September 15, 1968
September 15, 1968. After a long life dedicated to the Work and the mission God had entrusted to him, Father Joseph Kentenich departed for eternity. In faith, we believe that he is with God and, in God, he remains with us. He remains with us in the Work he founded, with his teachings, his example and his testimony. A testimony of the boldness of TRUST!
He taught us that “Being a child before God is the way to heaven! Childlikeness is simply the way to overcome the problems of our time.“[1]
If we look at his priestly life – which was not spared from sacrifices, privations and sufferings – we see how he was the son who entrusted himself entirely to the divine care, throwing himself fearlessly into the arms of the Father!
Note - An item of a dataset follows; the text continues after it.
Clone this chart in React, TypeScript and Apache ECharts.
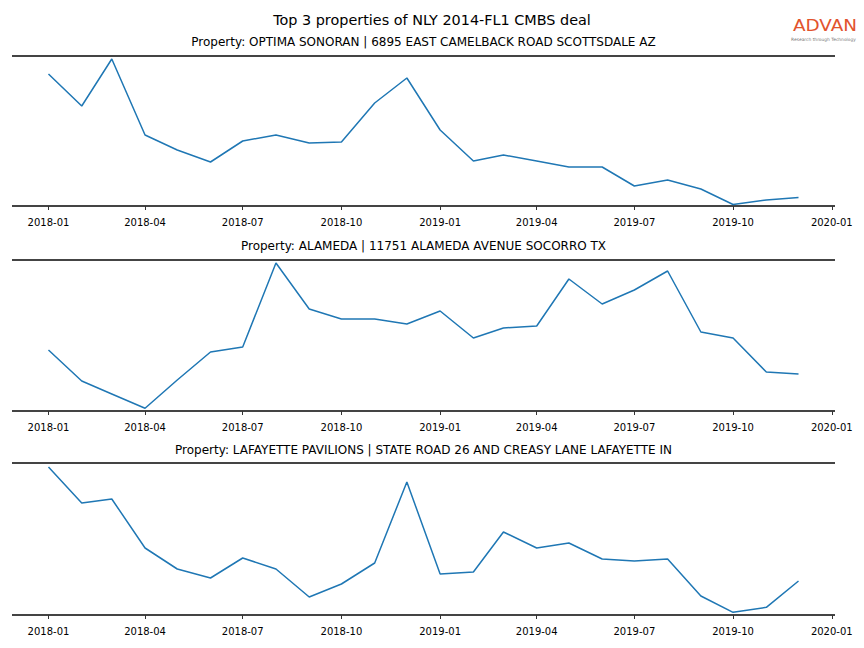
import React, { useEffect, useRef } from "react";
import * as echarts from "echarts";

const months = [
  "2018-01", "2018-02", "2018-03", "2018-04", "2018-05", "2018-06",
  "2018-07", "2018-08", "2018-09", "2018-10", "2018-11", "2018-12",
  "2019-01", "2019-02", "2019-03", "2019-04", "2019-05", "2019-06",
  "2019-07", "2019-08", "2019-09", "2019-10", "2019-11", "2019-12",
];

const tickLabels = [
  "2018-01", "2018-04", "2018-07", "2018-10", "2019-01",
  "2019-04", "2019-07", "2019-10", "2020-01",
];

const propertyTitles = [
  "Property: OPTIMA SONORAN | 6895 EAST CAMELBACK ROAD SCOTTSDALE AZ",
  "Property: ALAMEDA | 11751 ALAMEDA AVENUE SOCORRO TX",
  "Property: LAFAYETTE PAVILIONS | STATE ROAD 26 AND CREASY LANE LAFAYETTE IN",
];

const optimaValues = [132, 100, 147, 71, 56, 44, 65, 71, 63, 64, 103, 128, 76, 45, 51, 45, 39, 39, 20, 26, 17, 1.5, 6, 8.5];
const alamedaValues = [61, 30, 17, 2.7, 31, 59, 64, 148, 102, 92, 92, 87, 100, 73, 83, 85, 132, 107, 121, 140, 79, 73, 39, 37];
const lafayetteValues = [148, 112, 116, 67, 46, 37, 57, 46, 18, 31, 52, 133, 41, 43, 83, 67, 72, 56, 54, 56, 19, 2.7, 7.7, 34];

const yMaxes = [150, 151, 152];

const DAY = 86400000;
const ts = (s: string) => Date.UTC(+s.slice(0, 4), +s.slice(5, 7) - 1, 1);
const fmt = (v: number) => {
  const d = new Date(v);
  const m = d.getUTCMonth() + 1;
  return d.getUTCFullYear() + "-" + (m < 10 ? "0" + m : "" + m);
};

export default function App() {
  const ref = useRef<HTMLDivElement>(null);
  useEffect(() => {
    document.body.style.margin = "0";
    if (!ref.current) return;
    const chart = echarts.init(ref.current, null, { renderer: "svg" });
    const seriesValues = [optimaValues, alamedaValues, lafayetteValues];
    const tops = [56, 260, 463];
    const titleYs = [42, 246, 450];
    const tickVals = tickLabels.map(ts);
    const font = "DejaVu Sans";
    const xMin = ts(months[0]) - 34 * DAY;
    const xMax = ts(months[months.length - 1]) + 34 * DAY;

    const option: any = {
      animation: false,
      backgroundColor: "#ffffff",
      grid: tops.map((t, i) => ({ left: 12, right: 29, top: t, height: yMaxes[i] })),
      xAxis: tops.map((_, i) => ({
        type: "value",
        gridIndex: i,
        min: xMin,
        max: xMax,
        offset: 5,
        axisLine: { show: false },
        splitLine: { show: false },
        axisTick: {
          show: true,
          length: 4,
          customValues: tickVals,
          lineStyle: { color: "#333", width: 1 },
        },
        axisLabel: {
          customValues: tickVals,
          formatter: (v: number) => fmt(v),
          fontSize: 10,
          color: "#000",
          margin: 6,
          fontFamily: font,
        },
      })),
      yAxis: tops.map((_, i) => ({
        type: "value",
        gridIndex: i,
        min: 0,
        max: yMaxes[i],
        interval: yMaxes[i],
        axisLine: { show: false },
        axisTick: { show: false },
        axisLabel: { show: false },
        splitLine: { show: true, lineStyle: { color: "#444", width: 2 } },
      })),
      series: seriesValues.map((vals, i) => ({
        type: "line",
        xAxisIndex: i,
        yAxisIndex: i,
        showSymbol: false,
        silent: true,
        lineStyle: { color: "#1f77b4", width: 1.5 },
        data: months.map((m, j) => [ts(m), vals[j]]),
      })),
      graphic: [
        {
          type: "text",
          x: 432,
          y: 19.5,
          style: {
            text: "Top 3 properties of NLY 2014-FL1 CMBS deal",
            fontSize: 14.4,
            fontFamily: font,
            fill: "#000",
            align: "center",
            verticalAlign: "middle",
          },
        },
        ...propertyTitles.map((t, i) => ({
          type: "text",
          x: 423.5,
          y: titleYs[i],
          style: {
            text: t,
            fontSize: 12,
            fontFamily: font,
            fill: "#000",
            align: "center",
            verticalAlign: "middle",
          },
        })),
        {
          type: "text",
          x: 825,
          y: 25.5,
          scaleX: 1.15,
          style: {
            text: "ADVAN",
            fontSize: 16,
            fontFamily: font,
            fill: "#e2532d",
            align: "center",
            verticalAlign: "middle",
          },
        },
        {
          type: "text",
          x: 823.5,
          y: 39,
          style: {
            text: "Research through Technology",
            fontSize: 4.4,
            fontFamily: font,
            fill: "#777",
            align: "center",
            verticalAlign: "middle",
          },
        },
      ],
    };
    chart.setOption(option);
    return () => chart.dispose();
  }, []);
  return <div ref={ref} style={{ width: 864, height: 648 }} />;
}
Fr. Kentenich lived with the deepest trust
Fr. Kentenich lived with the deepest trust, even in the hell of the Concentration Camp in Dachau, as he once recounted on one of his world tours: “I did not know the slightest fear. This is quite understandable: I had given everything away! Such an attitude requires a certain boldness. The internal detachment from things makes us find the right measure, which does not show the least fear. I also felt no fear in my heart. I thought: everything that happens in the Concentration camp is unimportant. It is not the essential thing. The central thing is total detachment from oneself and radical abandonment to God. This makes up the free personality […].
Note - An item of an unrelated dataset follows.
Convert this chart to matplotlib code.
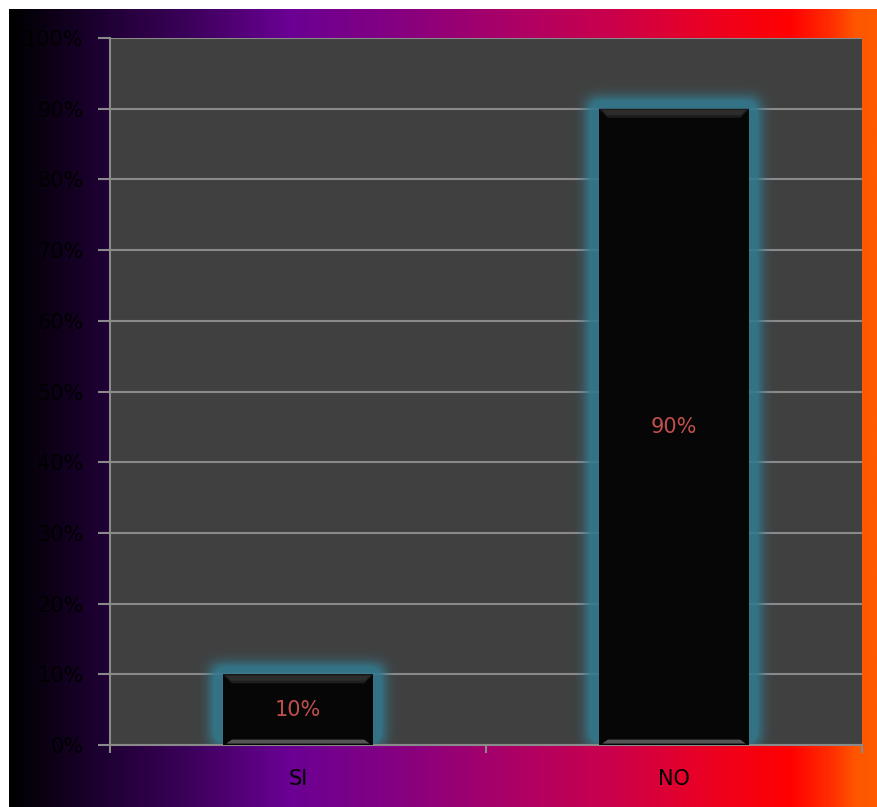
import matplotlib.pyplot as plt
import numpy as np
from matplotlib.colors import LinearSegmentedColormap
from matplotlib.patches import Polygon, Rectangle
from matplotlib.ticker import FuncFormatter, MultipleLocator

CATEGORIES = ["SI", "NO"]
VALUES = [10, 90]  # percent
VALUE_LABELS = ["10%", "90%"]

BAR_WIDTH = 0.4
PLOT_BG = "#404040"
GRID_COLOR = "#8a8a8a"
BAR_COLOR = "#060606"
GLOW_RGB = (0.20, 0.48, 0.56)
LABEL_COLOR = "#c0504d"

W, H = 878, 807
fig = plt.figure(figsize=(W / 100, H / 100), dpi=100)
fig.patch.set_facecolor("white")

# horizontal backdrop gradient, black -> purple -> magenta -> red -> orange
bg_cmap = LinearSegmentedColormap.from_list(
    "backdrop",
    [
        (0.00, "#000000"),
        (0.10, "#1c0030"),
        (0.20, "#3a0058"),
        (0.32, "#6a0094"),
        (0.45, "#860080"),
        (0.58, "#ac0066"),
        (0.70, "#cc004a"),
        (0.80, "#ea0024"),
        (0.90, "#ff0000"),
        (0.95, "#ff3000"),
        (0.975, "#ff5500"),
        (1.00, "#ff5a00"),
    ],
)
bg_ax = fig.add_axes([9 / W, 0, 1 - 9 / W, 1 - 9 / H])
bg_ax.imshow(np.linspace(0, 1, 512)[None, :], cmap=bg_cmap, aspect="auto",
             extent=(0, 1, 0, 1))
bg_ax.set_axis_off()

left, right, top, bottom = 110, 862, 38, 745
ax = fig.add_axes([left / W, 1 - bottom / H, (right - left) / W, (bottom - top) / H])
ax.set_facecolor(PLOT_BG)
ax.set_xlim(-0.5, len(CATEGORIES) - 0.5)
ax.set_ylim(0, 100)

ax.yaxis.set_major_locator(MultipleLocator(10))
ax.yaxis.set_major_formatter(FuncFormatter(lambda v, _: f"{v:.0f}%"))
ax.grid(axis="y", color=GRID_COLOR, linewidth=1.5, zorder=1)
ax.set_axisbelow(True)

x = np.arange(len(CATEGORIES))
ax.set_xticks(x)
ax.set_xticklabels(CATEGORIES)
ax.set_xticks(np.arange(len(CATEGORIES) + 1) - 0.5, minor=True)
ax.tick_params(axis="x", which="major", length=0, pad=17, labelsize=15, labelcolor="black")
ax.tick_params(axis="x", which="minor", length=6, width=1.5, color=GRID_COLOR)
ax.tick_params(axis="y", length=9, width=1.5, color=GRID_COLOR, pad=10,
               labelsize=15, labelcolor="black")
for side in ("top", "right"):
    ax.spines[side].set_visible(False)
for side in ("left", "bottom"):
    ax.spines[side].set_color(GRID_COLOR)
    ax.spines[side].set_linewidth(1.5)

# soft teal glow behind each bar: blurred mask rendered in axes pixels
pw, ph = right - left, bottom - top
px_per_x = pw / len(CATEGORIES)
px_per_y = ph / 100.0
mask = np.zeros((ph, pw))
for xi, v in zip(x, VALUES):
    x0 = int((xi - BAR_WIDTH / 2 + 0.5) * px_per_x) - 10
    x1 = int((xi + BAR_WIDTH / 2 + 0.5) * px_per_x) + 10
    y1 = ph - int(v * px_per_y) - 10
    mask[max(y1, 0):, max(x0, 0):min(x1, pw)] = 1.0
k = np.arange(-24, 25)
kern = np.exp(-0.5 * (k / 7.0) ** 2)
kern /= kern.sum()
mask = np.apply_along_axis(lambda r: np.convolve(r, kern, mode="same"), 1, mask)
mask = np.apply_along_axis(lambda c: np.convolve(c, kern, mode="same"), 0, mask)
glow = np.zeros((ph, pw, 4))
glow[..., :3] = GLOW_RGB
glow[..., 3] = np.clip(mask * 1.6, 0, 1) * 0.9
ax.imshow(glow, extent=(-0.5, len(CATEGORIES) - 0.5, 0, 100), aspect="auto",
          zorder=2, interpolation="bilinear")

bars = ax.bar(x, VALUES, width=BAR_WIDTH, color=BAR_COLOR, zorder=3)

# bevel highlights on the bar faces
dx = 9 / px_per_x
dy = 9 / px_per_y
for bar in bars:
    bx, bw, bh = bar.get_x(), bar.get_width(), bar.get_height()
    ax.add_patch(Polygon([(bx, bh), (bx + bw, bh), (bx + bw - dx, bh - dy),
                          (bx + dx, bh - dy)],
                         closed=True, facecolor="#1e1e1e", edgecolor="none", zorder=4))
    ax.add_patch(Polygon([(bx + dx * 0.4, bh - dy * 0.15), (bx + bw - dx * 0.4, bh - dy * 0.15),
                          (bx + bw - dx * 0.9, bh - dy * 0.7), (bx + dx * 0.9, bh - dy * 0.7)],
                         closed=True, facecolor="#2c2c2c", edgecolor="none", zorder=4))
    ax.add_patch(Polygon([(bx + dx * 0.4, 0.2), (bx + bw - dx * 0.4, 0.2),
                          (bx + bw - dx, dy * 0.6), (bx + dx, dy * 0.6)],
                         closed=True, facecolor="#555555", edgecolor="none", zorder=4))

for xi, v, lab in zip(x, VALUES, VALUE_LABELS):
    ax.text(xi, v / 2, lab, ha="center", va="center", color=LABEL_COLOR,
            fontsize=15, zorder=5)

fig.savefig("out.png", dpi=100)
“Where does this victoriousness come from? The source is instrument awareness and detachment from everything. After I detached myself from everything: people, success and the existence of the Family nothing remained but the conviction; now I am going to meet a time of wonders, of divine magnificence, such as I have never yet experienced.”
From eternity he wants to show us the ultimate security is in God, our Father. He taught us with his life that childlikeness is the condition for achieving victorious confidence!
On the day of his death, we give thanks for the example of his life. We ask Fr. Kentenich to intercede with God for the worries and afflictions of all people who talk to us or come on pilgrimage to a Schoenstatt shrine.
May we also be simple and daring children of a father who lived the BOLDNESS OF TRUST!
[1] Kentenich, Joseph. Child before God, Vol. 1, p. 38.